LaGrange Police Chief Lou Dekmar, who is white, told the AJC that lynchings “represented injustice” to the victim and created distrust in the Black community toward law enforcement.

“I think an acknowledgement and apology is needed to help us understand how the past forms and impacts the present,” he added. “It makes it clear what was done was wrong.”

Callaway, believed to be about 18 years old, was accused of assaulting a White woman. A posse of White men grabbed him from the LaGrange city jail. They drove him into the countryside and violently killed him.

The newspaper said the event was essentially “scrubbed from the city record,” as though it never happened. There was no criminal investigation and no probe into the police department’s complicity in the lynching.

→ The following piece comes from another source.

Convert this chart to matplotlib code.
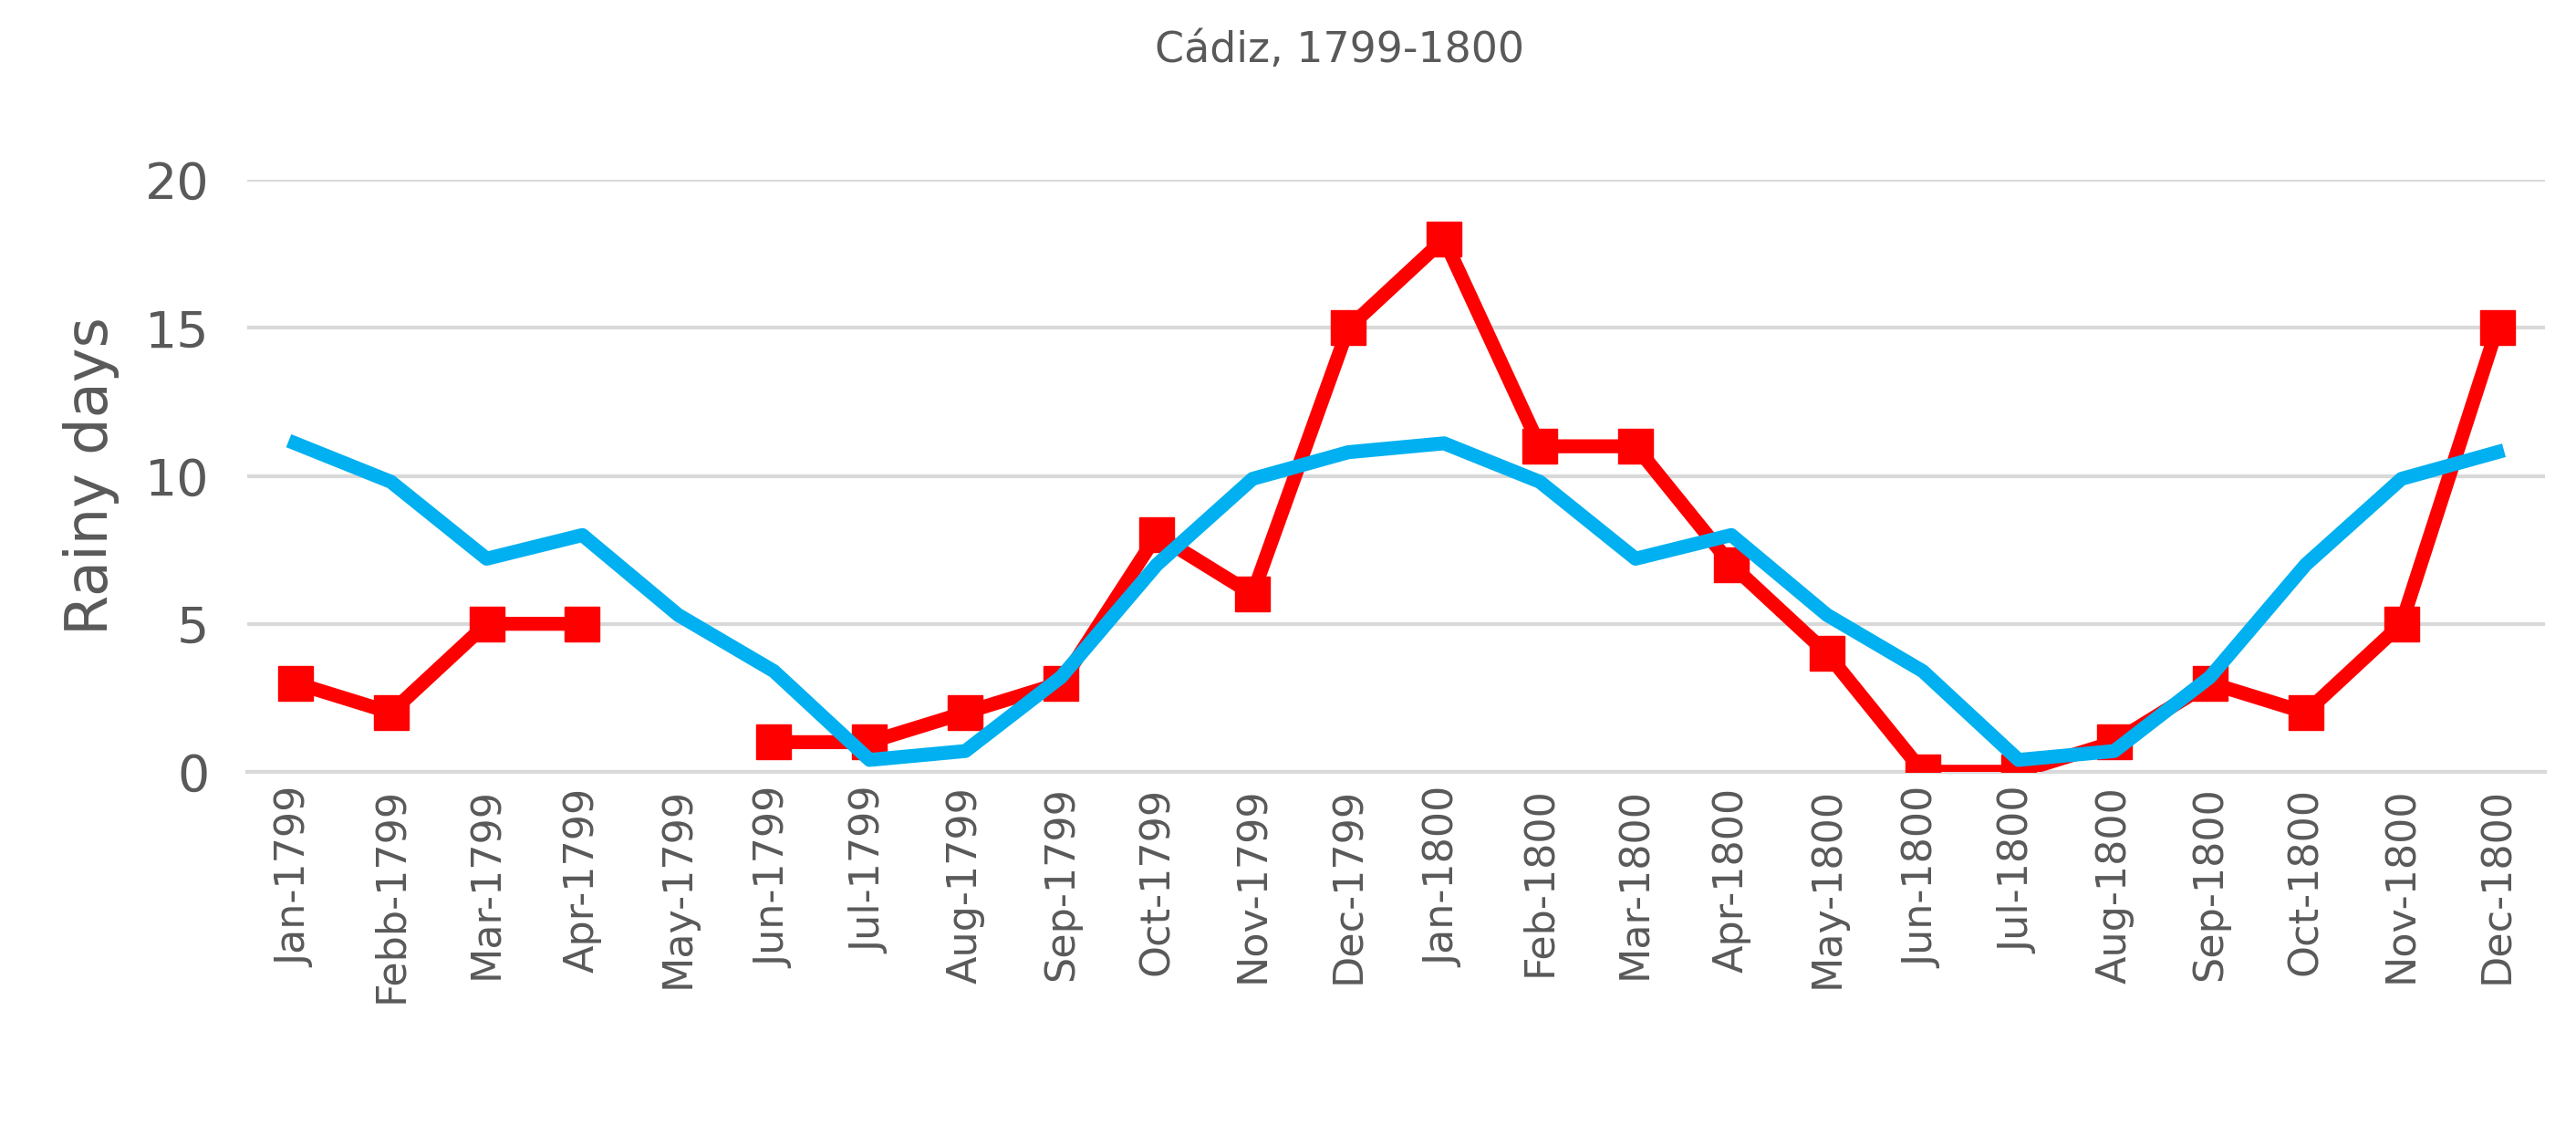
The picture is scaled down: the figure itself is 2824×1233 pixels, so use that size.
import matplotlib
matplotlib.use("Agg")
import matplotlib.pyplot as plt
import numpy as np

months = ["Jan-1799","Febb-1799","Mar-1799","Apr-1799","May-1799","Jun-1799","Jul-1799","Aug-1799","Sep-1799","Oct-1799","Nov-1799","Dec-1799",
          "Jan-1800","Feb-1800","Mar-1800","Apr-1800","May-1800","Jun-1800","Jul-1800","Aug-1800","Sep-1800","Oct-1800","Nov-1800","Dec-1800"]
observed = [3,2,5,5,np.nan,1,1,2,3,8,6,15,18,11,11,7,4,0,0,1,3,2,5,15]
climate = [11.1,9.8,7.2,8.0,5.3,3.4,0.4,0.7,3.2,7.0,9.9,10.8,11.1,9.8,7.2,8.0,5.3,3.4,0.4,0.7,3.2,7.0,9.9,10.8]

fig = plt.figure(figsize=(28.24,12.33), dpi=100)
ax = fig.add_axes([0.096,0.314,0.892,0.526])
x = np.arange(len(months))
ax.plot(x, observed, color="#FF0000", lw=11, marker="s", ms=28, zorder=3)
ax.plot(x, climate, color="#00B0F0", lw=11, zorder=4)
ax.set_xlim(-0.5, len(months)-0.5)
ax.set_ylim(0, 20)
ax.set_yticks([0,5,10,15,20])
ax.yaxis.grid(True, color="#D9D9D9", lw=3)
ax.set_axisbelow(True)
for s in ax.spines.values():
    s.set_visible(False)
ax.spines["bottom"].set_visible(True)
ax.spines["bottom"].set_color("#D9D9D9")
ax.spines["bottom"].set_linewidth(3)
ax.tick_params(length=0, labelcolor="#595959", pad=12)
ax.tick_params(axis="x", labelsize=32)
ax.tick_params(axis="y", labelsize=40, pad=30)
ax.set_xticks(x)
ax.set_xticklabels(months, rotation=90)
ax.set_ylabel("Rainy days", fontsize=46, color="#595959", labelpad=20)
fig.text(0.52, 0.955, "Cádiz, 1799-1800", fontsize=33, color="#595959", ha="center", va="center")
fig.savefig("out.png", dpi=100)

Police departments throughout the south routinely turned Blacks over to lynch mobs, an expert told the AJC. And since cases were seldom recorded or investigated, memory of lynchings typically faded over time.

Indeed, more than 75 years later, few LaGrange residents remember the incident. In Callaway’s case, however, The New York Times published a brief story in 1940 about the lynching.

Dekmar said he learned about it a couple of years ago after a detective overheard two older Black women taking about the past.